Work instructions:
Write the data out again exactly, dropping any images it holds.

Information provided:
##########
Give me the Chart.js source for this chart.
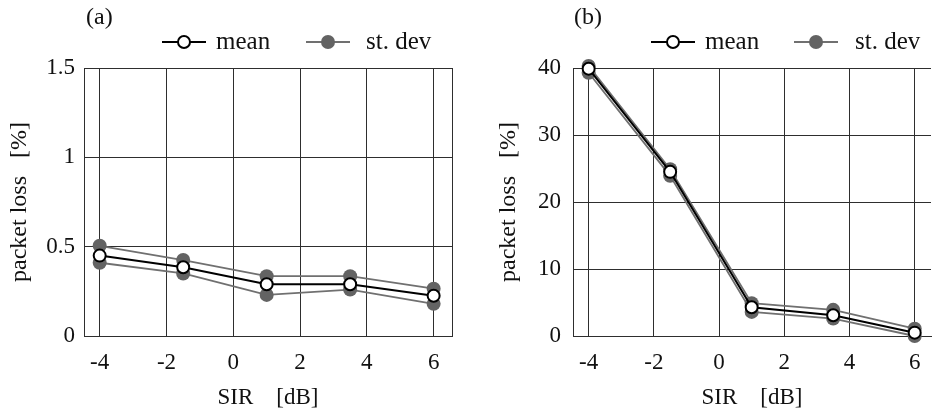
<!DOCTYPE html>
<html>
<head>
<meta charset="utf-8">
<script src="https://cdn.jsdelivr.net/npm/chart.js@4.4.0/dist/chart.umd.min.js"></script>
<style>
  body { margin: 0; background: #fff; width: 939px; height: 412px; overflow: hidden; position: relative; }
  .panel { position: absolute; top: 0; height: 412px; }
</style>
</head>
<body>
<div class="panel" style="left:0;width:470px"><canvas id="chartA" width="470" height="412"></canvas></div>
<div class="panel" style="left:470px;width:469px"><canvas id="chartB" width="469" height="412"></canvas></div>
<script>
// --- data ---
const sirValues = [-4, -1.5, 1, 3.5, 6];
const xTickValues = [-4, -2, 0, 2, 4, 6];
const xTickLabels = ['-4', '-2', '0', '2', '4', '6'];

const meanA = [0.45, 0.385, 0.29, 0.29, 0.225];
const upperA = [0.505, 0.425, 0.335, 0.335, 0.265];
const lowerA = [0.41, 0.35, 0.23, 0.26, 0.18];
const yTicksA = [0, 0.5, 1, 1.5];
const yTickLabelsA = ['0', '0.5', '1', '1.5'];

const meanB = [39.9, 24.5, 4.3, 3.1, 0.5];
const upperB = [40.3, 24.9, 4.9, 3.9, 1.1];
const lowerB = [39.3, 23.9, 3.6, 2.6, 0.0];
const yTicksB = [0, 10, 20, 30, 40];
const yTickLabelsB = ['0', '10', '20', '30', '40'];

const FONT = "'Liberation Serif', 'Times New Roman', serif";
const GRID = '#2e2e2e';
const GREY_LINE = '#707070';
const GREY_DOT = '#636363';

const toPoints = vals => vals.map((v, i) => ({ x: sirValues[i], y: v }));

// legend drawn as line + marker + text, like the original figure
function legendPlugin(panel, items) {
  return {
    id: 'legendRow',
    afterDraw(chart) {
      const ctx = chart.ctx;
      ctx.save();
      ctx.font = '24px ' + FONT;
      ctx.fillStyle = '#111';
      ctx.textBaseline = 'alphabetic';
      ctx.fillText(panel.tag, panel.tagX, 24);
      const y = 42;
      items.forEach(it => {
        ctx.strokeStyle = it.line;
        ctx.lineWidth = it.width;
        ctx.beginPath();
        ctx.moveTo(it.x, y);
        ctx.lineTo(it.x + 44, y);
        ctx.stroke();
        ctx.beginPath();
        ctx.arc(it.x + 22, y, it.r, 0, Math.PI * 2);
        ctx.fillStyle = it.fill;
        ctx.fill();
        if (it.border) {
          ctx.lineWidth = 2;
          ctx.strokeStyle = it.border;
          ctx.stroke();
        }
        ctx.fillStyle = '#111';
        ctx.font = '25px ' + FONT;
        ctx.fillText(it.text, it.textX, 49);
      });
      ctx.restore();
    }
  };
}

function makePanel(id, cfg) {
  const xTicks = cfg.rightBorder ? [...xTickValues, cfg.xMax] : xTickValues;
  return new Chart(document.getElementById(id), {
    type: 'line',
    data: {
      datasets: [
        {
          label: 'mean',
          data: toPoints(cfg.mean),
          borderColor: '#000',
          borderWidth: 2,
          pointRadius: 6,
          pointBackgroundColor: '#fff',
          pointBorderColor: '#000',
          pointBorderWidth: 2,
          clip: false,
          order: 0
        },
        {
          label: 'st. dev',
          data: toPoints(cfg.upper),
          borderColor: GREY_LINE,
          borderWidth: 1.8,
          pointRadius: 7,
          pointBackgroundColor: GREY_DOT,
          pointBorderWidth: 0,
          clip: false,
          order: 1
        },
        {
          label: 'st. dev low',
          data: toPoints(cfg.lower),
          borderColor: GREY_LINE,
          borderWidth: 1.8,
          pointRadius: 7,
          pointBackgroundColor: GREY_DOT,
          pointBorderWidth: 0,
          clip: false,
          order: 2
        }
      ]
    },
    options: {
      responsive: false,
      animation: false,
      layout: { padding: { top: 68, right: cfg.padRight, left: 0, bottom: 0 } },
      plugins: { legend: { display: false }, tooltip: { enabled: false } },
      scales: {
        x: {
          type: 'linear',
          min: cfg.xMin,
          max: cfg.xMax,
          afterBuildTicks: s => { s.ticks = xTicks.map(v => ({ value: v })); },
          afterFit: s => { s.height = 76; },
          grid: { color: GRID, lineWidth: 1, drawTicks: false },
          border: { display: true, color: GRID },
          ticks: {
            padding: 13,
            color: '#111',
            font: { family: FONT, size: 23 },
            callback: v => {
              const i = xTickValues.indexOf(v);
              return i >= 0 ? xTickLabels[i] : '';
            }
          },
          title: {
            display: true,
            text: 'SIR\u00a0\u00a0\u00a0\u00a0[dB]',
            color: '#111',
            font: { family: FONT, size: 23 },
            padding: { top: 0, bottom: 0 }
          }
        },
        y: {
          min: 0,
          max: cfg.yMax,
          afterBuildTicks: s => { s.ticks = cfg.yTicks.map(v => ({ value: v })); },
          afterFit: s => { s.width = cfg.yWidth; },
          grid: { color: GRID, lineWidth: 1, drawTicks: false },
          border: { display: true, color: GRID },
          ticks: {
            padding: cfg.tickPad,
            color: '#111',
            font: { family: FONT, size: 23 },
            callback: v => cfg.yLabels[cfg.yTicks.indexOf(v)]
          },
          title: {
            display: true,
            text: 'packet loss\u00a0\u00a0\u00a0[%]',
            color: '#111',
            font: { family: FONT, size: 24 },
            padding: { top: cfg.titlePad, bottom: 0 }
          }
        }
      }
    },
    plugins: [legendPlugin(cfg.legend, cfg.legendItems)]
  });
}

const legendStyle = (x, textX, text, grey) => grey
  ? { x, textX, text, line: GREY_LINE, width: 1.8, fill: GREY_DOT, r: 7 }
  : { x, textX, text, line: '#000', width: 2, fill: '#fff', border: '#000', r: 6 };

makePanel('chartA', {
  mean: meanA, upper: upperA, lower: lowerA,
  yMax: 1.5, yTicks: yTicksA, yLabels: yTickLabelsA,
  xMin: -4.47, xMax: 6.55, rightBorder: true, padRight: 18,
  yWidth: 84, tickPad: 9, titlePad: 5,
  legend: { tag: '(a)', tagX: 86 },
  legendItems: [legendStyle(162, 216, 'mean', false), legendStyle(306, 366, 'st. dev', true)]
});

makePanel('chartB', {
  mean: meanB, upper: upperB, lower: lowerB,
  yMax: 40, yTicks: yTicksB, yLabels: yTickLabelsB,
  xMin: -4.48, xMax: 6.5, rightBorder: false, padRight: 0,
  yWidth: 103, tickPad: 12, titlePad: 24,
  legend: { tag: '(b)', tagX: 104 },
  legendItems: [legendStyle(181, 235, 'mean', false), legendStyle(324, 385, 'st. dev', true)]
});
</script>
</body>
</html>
##########
The solution:
Give me the Chart.js source for this chart.
<!DOCTYPE html>
<html>
<head>
<meta charset="utf-8">
<script src="https://cdn.jsdelivr.net/npm/chart.js@4.4.0/dist/chart.umd.min.js"></script>
<style>
  body { margin: 0; background: #fff; width: 939px; height: 412px; overflow: hidden; position: relative; }
  .panel { position: absolute; top: 0; height: 412px; }
</style>
</head>
<body>
<div class="panel" style="left:0;width:470px"><canvas id="chartA" width="470" height="412"></canvas></div>
<div class="panel" style="left:470px;width:469px"><canvas id="chartB" width="469" height="412"></canvas></div>
<script>
// --- data ---
const sirValues = [-4, -1.5, 1, 3.5, 6];
const xTickValues = [-4, -2, 0, 2, 4, 6];
const xTickLabels = ['-4', '-2', '0', '2', '4', '6'];

const meanA = [0.45, 0.385, 0.29, 0.29, 0.225];
const upperA = [0.505, 0.425, 0.335, 0.335, 0.265];
const lowerA = [0.41, 0.35, 0.23, 0.26, 0.18];
const yTicksA = [0, 0.5, 1, 1.5];
const yTickLabelsA = ['0', '0.5', '1', '1.5'];

const meanB = [39.9, 24.5, 4.3, 3.1, 0.5];
const upperB = [40.3, 24.9, 4.9, 3.9, 1.1];
const lowerB = [39.3, 23.9, 3.6, 2.6, 0.0];
const yTicksB = [0, 10, 20, 30, 40];
const yTickLabelsB = ['0', '10', '20', '30', '40'];

const FONT = "'Liberation Serif', 'Times New Roman', serif";
const GRID = '#2e2e2e';
const GREY_LINE = '#707070';
const GREY_DOT = '#636363';

const toPoints = vals => vals.map((v, i) => ({ x: sirValues[i], y: v }));

// legend drawn as line + marker + text, like the original figure
function legendPlugin(panel, items) {
  return {
    id: 'legendRow',
    afterDraw(chart) {
      const ctx = chart.ctx;
      ctx.save();
      ctx.font = '24px ' + FONT;
      ctx.fillStyle = '#111';
      ctx.textBaseline = 'alphabetic';
      ctx.fillText(panel.tag, panel.tagX, 24);
      const y = 42;
      items.forEach(it => {
        ctx.strokeStyle = it.line;
        ctx.lineWidth = it.width;
        ctx.beginPath();
        ctx.moveTo(it.x, y);
        ctx.lineTo(it.x + 44, y);
        ctx.stroke();
        ctx.beginPath();
        ctx.arc(it.x + 22, y, it.r, 0, Math.PI * 2);
        ctx.fillStyle = it.fill;
        ctx.fill();
        if (it.border) {
          ctx.lineWidth = 2;
          ctx.strokeStyle = it.border;
          ctx.stroke();
        }
        ctx.fillStyle = '#111';
        ctx.font = '25px ' + FONT;
        ctx.fillText(it.text, it.textX, 49);
      });
      ctx.restore();
    }
  };
}

function makePanel(id, cfg) {
  const xTicks = cfg.rightBorder ? [...xTickValues, cfg.xMax] : xTickValues;
  return new Chart(document.getElementById(id), {
    type: 'line',
    data: {
      datasets: [
        {
          label: 'mean',
          data: toPoints(cfg.mean),
          borderColor: '#000',
          borderWidth: 2,
          pointRadius: 6,
          pointBackgroundColor: '#fff',
          pointBorderColor: '#000',
          pointBorderWidth: 2,
          clip: false,
          order: 0
        },
        {
          label: 'st. dev',
          data: toPoints(cfg.upper),
          borderColor: GREY_LINE,
          borderWidth: 1.8,
          pointRadius: 7,
          pointBackgroundColor: GREY_DOT,
          pointBorderWidth: 0,
          clip: false,
          order: 1
        },
        {
          label: 'st. dev low',
          data: toPoints(cfg.lower),
          borderColor: GREY_LINE,
          borderWidth: 1.8,
          pointRadius: 7,
          pointBackgroundColor: GREY_DOT,
          pointBorderWidth: 0,
          clip: false,
          order: 2
        }
      ]
    },
    options: {
      responsive: false,
      animation: false,
      layout: { padding: { top: 68, right: cfg.padRight, left: 0, bottom: 0 } },
      plugins: { legend: { display: false }, tooltip: { enabled: false } },
      scales: {
        x: {
          type: 'linear',
          min: cfg.xMin,
          max: cfg.xMax,
          afterBuildTicks: s => { s.ticks = xTicks.map(v => ({ value: v })); },
          afterFit: s => { s.height = 76; },
          grid: { color: GRID, lineWidth: 1, drawTicks: false },
          border: { display: true, color: GRID },
          ticks: {
            padding: 13,
            color: '#111',
            font: { family: FONT, size: 23 },
            callback: v => {
              const i = xTickValues.indexOf(v);
              return i >= 0 ? xTickLabels[i] : '';
            }
          },
          title: {
            display: true,
            text: 'SIR\u00a0\u00a0\u00a0\u00a0[dB]',
            color: '#111',
            font: { family: FONT, size: 23 },
            padding: { top: 0, bottom: 0 }
          }
        },
        y: {
          min: 0,
          max: cfg.yMax,
          afterBuildTicks: s => { s.ticks = cfg.yTicks.map(v => ({ value: v })); },
          afterFit: s => { s.width = cfg.yWidth; },
          grid: { color: GRID, lineWidth: 1, drawTicks: false },
          border: { display: true, color: GRID },
          ticks: {
            padding: cfg.tickPad,
            color: '#111',
            font: { family: FONT, size: 23 },
            callback: v => cfg.yLabels[cfg.yTicks.indexOf(v)]
          },
          title: {
            display: true,
            text: 'packet loss\u00a0\u00a0\u00a0[%]',
            color: '#111',
            font: { family: FONT, size: 24 },
            padding: { top: cfg.titlePad, bottom: 0 }
          }
        }
      }
    },
    plugins: [legendPlugin(cfg.legend, cfg.legendItems)]
  });
}

const legendStyle = (x, textX, text, grey) => grey
  ? { x, textX, text, line: GREY_LINE, width: 1.8, fill: GREY_DOT, r: 7 }
  : { x, textX, text, line: '#000', width: 2, fill: '#fff', border: '#000', r: 6 };

makePanel('chartA', {
  mean: meanA, upper: upperA, lower: lowerA,
  yMax: 1.5, yTicks: yTicksA, yLabels: yTickLabelsA,
  xMin: -4.47, xMax: 6.55, rightBorder: true, padRight: 18,
  yWidth: 84, tickPad: 9, titlePad: 5,
  legend: { tag: '(a)', tagX: 86 },
  legendItems: [legendStyle(162, 216, 'mean', false), legendStyle(306, 366, 'st. dev', true)]
});

makePanel('chartB', {
  mean: meanB, upper: upperB, lower: lowerB,
  yMax: 40, yTicks: yTicksB, yLabels: yTickLabelsB,
  xMin: -4.48, xMax: 6.5, rightBorder: false, padRight: 0,
  yWidth: 103, tickPad: 12, titlePad: 24,
  legend: { tag: '(b)', tagX: 104 },
  legendItems: [legendStyle(181, 235, 'mean', false), legendStyle(324, 385, 'st. dev', true)]
});
</script>
</body>
</html>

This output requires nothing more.